DVD of the MONTH:
May 2019--White Right: Meeting With The Enemy
Muslim filmmaker Deeyah Khan meets U.S. neo-Nazis and white nationalists including Richard Spencer face to face and attends the now-infamous Unite the Right rally in Charlottesville as she seeks to understand the personal and political motivations behind the resurgence of far-right extremism in the U.S.
April 2019--I Am Not Your Negro
Master filmmaker Raoul Peck envisions the book James Baldwin never finished, Remember This House. The result is a radical, up-to-the-minute examination of race in America, using Baldwin's original words and a flood of rich archival material. I Am Not Your Negro is a journey into black history that connects the past of the Civil Rights movement to the present of #BlackLivesMatter. It is a film that questions black representation in Hollywood and beyond. And, ultimately, by confronting the deeper connections between the lives and assassination of Medgar Evers, Malcolm X and Martin Luther King Jr., Baldwin and Peck have produced a work that challenges the very definition of what America stands for.
The Revival: Women and the Word chronicles the tour of the U.S. of a group of Black lesbian poets and musicians, who become present day stewards of a historical movement to build community among queer women of color. The journey to strengthen their community is enriched by insightful interviews with leading Black feminist thinkers and historians, including Dr. Alexis Pauline Gumbs, Nikki Finney, and Alexis Deveaux. As the group tours the country, the film reveals their aspirations and triumphs, as well as the unique identity challenges they face encompassing gender, race and sexuality. This is a rarely seen look into a special sisterhood--one where marginalized voices are both heard and respected.
February 2019--Black Girl in Suburbia
For many Black girls raised in the suburbs, the experiences of going to school, playing on the playground, and living day-to-day life can be uniquely alienating. Black Girl in Suburbia looks at the suburbs of America from the perspective of women of color. Filmmaker Melissa Lowery shares her own childhood memories of navigating racial expectations both subtle and overt--including questions like, "Hey, I just saw a Black guy walking down the street; is that your cousin?" Through conversations with her own daughters, with teachers and scholars who are experts in the personal impacts of growing up a person of color in a predominately white place, this film explores the conflicts that many black girls in homogeneous hometowns have in relating to both white and Black communities.
January 2019--Breaking Silence
Three Muslim women share their stories of sexual assault and in a deeply personal way, they challenge the stigma that has long suppressed the voice of survivors. Through out America, many Muslim communities persist in stigmatizing all discussion of sex-related subjects. Even though sexual assault and abuse are widespread, conversations about it are rare and the pressure for victims and their families to "keep it a secret" helps perpetuate abuse. Breaking Silence takes a radical and humanizing approach to the emotional scars of sexual assault, giving women the space to share their voices without shame.
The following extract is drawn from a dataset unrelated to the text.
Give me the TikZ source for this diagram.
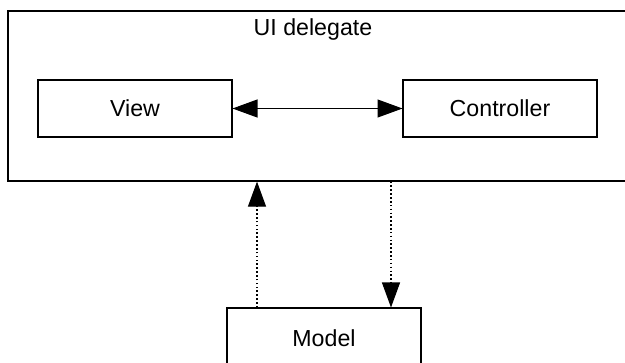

December 2018—A Fantastic Woman
PN1995.9.F67 M85 2018
Marina works as a waitress and moonlights as a nightclub singer. When her older boyfriend dies suddenly, instead of being able to mourn her lover, Marina is treated unkindly and with suspicion. Marina, as a trans woman, is seen as a perversion by most of Orlando's family. Marina struggles for the right to be herself. She battles the very same forces that she has spent a lifetime fighting just to become the woman she is now - a complex, strong, forthright and fantastic woman.
November - Ohero:kon - Under the Husk
E99.M8 O44 2018
A documentary that follows the challenging journey of two Mohawk girls as they take part in their traditional passage rites to becoming Mohawk Women. Kaienkwinehtha and Kasennakohe are childhood friends from traditional families living in the Mohawk Community of Akwesasne that straddles the U.S./Canada border. They both take part in a four-year adolescent passage rites ceremony called ohero:kon "under the husk" that has been revived in their community. This ceremony challenges them spiritually, mentally, emotionally and physically. It shapes the women they become.
October - Don't Tell Anyone (No Le Digas a Nadie)
JV7048 .D66 2015
This documentary about Angy Rovera won a 2015 Peabody Award. Angy Rivera lived for 20 years in the USA as an undocumented person at the start of this film. The film follows her path as she becomes an activist for immigrants when she began writing a popular advice column called "Ask Angy”. It also shows her proceeding through the process of obtaining a UVisa, a visa for "victims of certain crimes who have suffered mental or physical abuse and are helpful to law enforcement or government officials in the investigation or prosecution of criminal activity".
September - Showing Roots
PN1997.2 .S47 2017
Two women, played by Uzo Aduba and Maggie Grace, look to integrate the 'right' and 'wrong' sides of the tracks of their small southern town. Set in 1977, these young women - one white, one black - forge an unlikely friendship that sparks a journey of independence and self-discovery that ultimately results in the discovery of the perfect hairdo.